An atheist asked this of me in the comment section of another blogger’s post:
“May I inquire what was the evidence that convinced you of the truth of the biblical claims?”
I went to the trouble of typing up a rather lengthy reply knowing it would likely be wasted on him. And since I hate wasted efforts, I’ll share it with you. I don’t think I’ve ever told you my testimony… Here’s what I told him:
My dad was raised Protestant and my mom was raised Catholic. When they married, my dad converted to Catholicism because that was the deal back then. He took the classes and then he taught the classes.
We said grace at dinner, we said our prayers before bed, we sat in the cry room on Sunday mornings.
When I was in first grade I started attending catechism classes. I was given a workbook with Jesus on the cover. He was sitting under a tree with a big smile on His face and children on His lap. I was drawn to that smiling face, to those eyes that delighted in the children. I felt Love emanating from the cover of that book and I couldn’t wait to learn all about Him.
But there were some boys in the class, minions. I spent 95% of the class time with my hands folded quietly on my desk waiting for the teachers to chase the boys back into their seats.
Not long after that we stopped going to church. Something about abortion and excommunication and my fourth grade sister making something up to confess and being too intelligent for such nonsense….
No more grace, no more bedtime prayers. It felt like we were booting a member of our family.
Laying in my trundle bed one night I said, “That’s okay, Jesus, you can stay with me.”
But over barren years I forgot all about Him.
I had a work-study job in the Fisheries and Wildlife office when I was in college. One of the secretaries befriended me. She sometimes invited me to softball games at her church but I was way too cool.
One weekend home I learned that my dad’s journey through lots of metaphysical readings ended with faith in Christ. His wife told me he was praying for my sisters and me. I thought that was nice and that, as a result, I would probably be a Christian, too, one day. Whichever day God decided it would be. I went on my merry way not feeling any need, desire or compulsion to do anything about it.
I graduated and moved home to my mother’s house not too long afterward while my secretary friend fought Hodgkin’s disease. She told me that people she didn’t even know were coming up to her at church to say they were praying for her.
So laying on the sofa in the library at my mom’s house one night, I thought, Well, if I’m going to be a Christian some day, I might as well start now. So I prayed for her, too, and I asked God to bring something good out of her suffering.
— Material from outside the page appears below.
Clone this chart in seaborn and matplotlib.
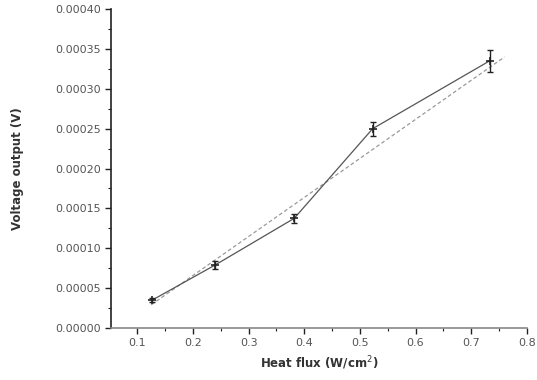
import matplotlib
matplotlib.use("Agg")
import matplotlib.pyplot as plt
import seaborn as sns
import pandas as pd
from matplotlib.ticker import MultipleLocator, FormatStrFormatter

# Data
heat_flux = [0.127, 0.240, 0.382, 0.523, 0.733]
voltage = [0.0000350, 0.0000790, 0.0001375, 0.0002500, 0.0003350]
voltage_err = [0.0000030, 0.0000045, 0.0000060, 0.0000090, 0.0000140]
fit_x = [0.125, 0.760]
fit_y = [0.0000290, 0.0003400]

x_ticks = [0.1, 0.2, 0.3, 0.4, 0.5, 0.6, 0.7, 0.8]
y_ticks = [0.0, 0.00005, 0.00010, 0.00015, 0.00020, 0.00025, 0.00030, 0.00035, 0.00040]

sns.set_theme(style="ticks")
plt.rcParams['font.family'] = ['DejaVu Sans']

df = pd.DataFrame({"x": heat_flux, "y": voltage})
fit_df = pd.DataFrame({"x": fit_x, "y": fit_y})

fig = plt.figure(figsize=(5.37, 3.80), dpi=100)
ax = fig.add_axes([0.207, 0.137, 0.774, 0.839])

sns.lineplot(data=fit_df, x="x", y="y", ax=ax, color="#9a9a9a",
             linestyle=(0, (3, 2)), linewidth=0.9)
sns.lineplot(data=df, x="x", y="y", ax=ax, color="#555555",
             linewidth=0.9, marker="+", markersize=6, markeredgewidth=1.2,
             markeredgecolor="#222222")
ax.errorbar(heat_flux, voltage, yerr=voltage_err, fmt="none",
            ecolor="#222222", elinewidth=1.0, capsize=2.5, capthick=1.0)

ax.set_xlim(0.053, 0.8)
ax.set_ylim(0.0, 0.0004)
ax.set_xticks(x_ticks)
ax.set_yticks(y_ticks)
ax.xaxis.set_minor_locator(MultipleLocator(0.05))
ax.yaxis.set_minor_locator(MultipleLocator(0.000025))
ax.xaxis.set_major_formatter(FormatStrFormatter("%.1f"))
ax.yaxis.set_major_formatter(FormatStrFormatter("%.5f"))
ax.tick_params(axis="both", which="major", direction="out", length=4,
               width=1.0, labelsize=8, colors="#222222", labelcolor="#555555")
ax.tick_params(axis="both", which="minor", direction="out", length=2.5,
               width=0.8, colors="#222222")

for s in ["top", "right"]:
    ax.spines[s].set_visible(False)
for s in ["left", "bottom"]:
    ax.spines[s].set_linewidth(1.2)
    ax.spines[s].set_color("#222222")
ax.spines["bottom"].set_color("#888888")

ax.set_xlabel("Heat flux (W/cm$^2$)", fontsize=8.5, fontweight="bold",
              color="#333333", labelpad=4)
ax.set_ylabel("Voltage output (V)", fontsize=8.5, fontweight="bold",
              color="#333333", labelpad=22)

fig.savefig("out.png", dpi=100)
Immediately my spirit, still attached to my body by a thin silver strand, was before the throne. It was like a zoom lens. And I saw God. Just as I zoomed in, Jesus stood up to greet me. He was transparent and I could see His Father seated behind him holding a scepter and smiling. It was an unforgettable smile that said “I have everything under control and I am pleased.”
And then I was startled by this thought, If I stay too long I might not be able to go back.
And with that buzz-killing thought I was back on the sofa.
I whispered into the air, “I remember You!” I remembered the cover of that book and my longing to know Him. It was like being reunited with and old forgotten friend.
That is when our 32-year-long-and-continuing conversation began. It’s when I started studying the Bible, too.
Sometimes I regret not opening my mouth and asking, when I was there at the throne, if it would be okay to stay.
But that glimpse was enough – enough to sustain me through tough and confusing times in the past, enough to give me peace in this unsettling present and, I trust, enough to get me through even tougher times in the future.
I know you asked for Biblical evidence you could refute, but it isn’t Biblical evidence that convinced me. It was that glimpse, that smile.
Arguing with me would be no fun for you because my faith is not in the Bible and I will not twist myself into a pretzel trying to defend the inerrancy of it. God is without error but those who have taken His dictation, translated and taught it are not.
And then I asked God to do for him what He did for me. Maybe you’ll say a prayer for him, too.
Remember him—before the silver cord is severed,
and the golden bowl is broken;
before the pitcher is shattered at the spring,
and the wheel broken at the well,
and the dust returns to the ground it came from,
and the spirit returns to God who gave it.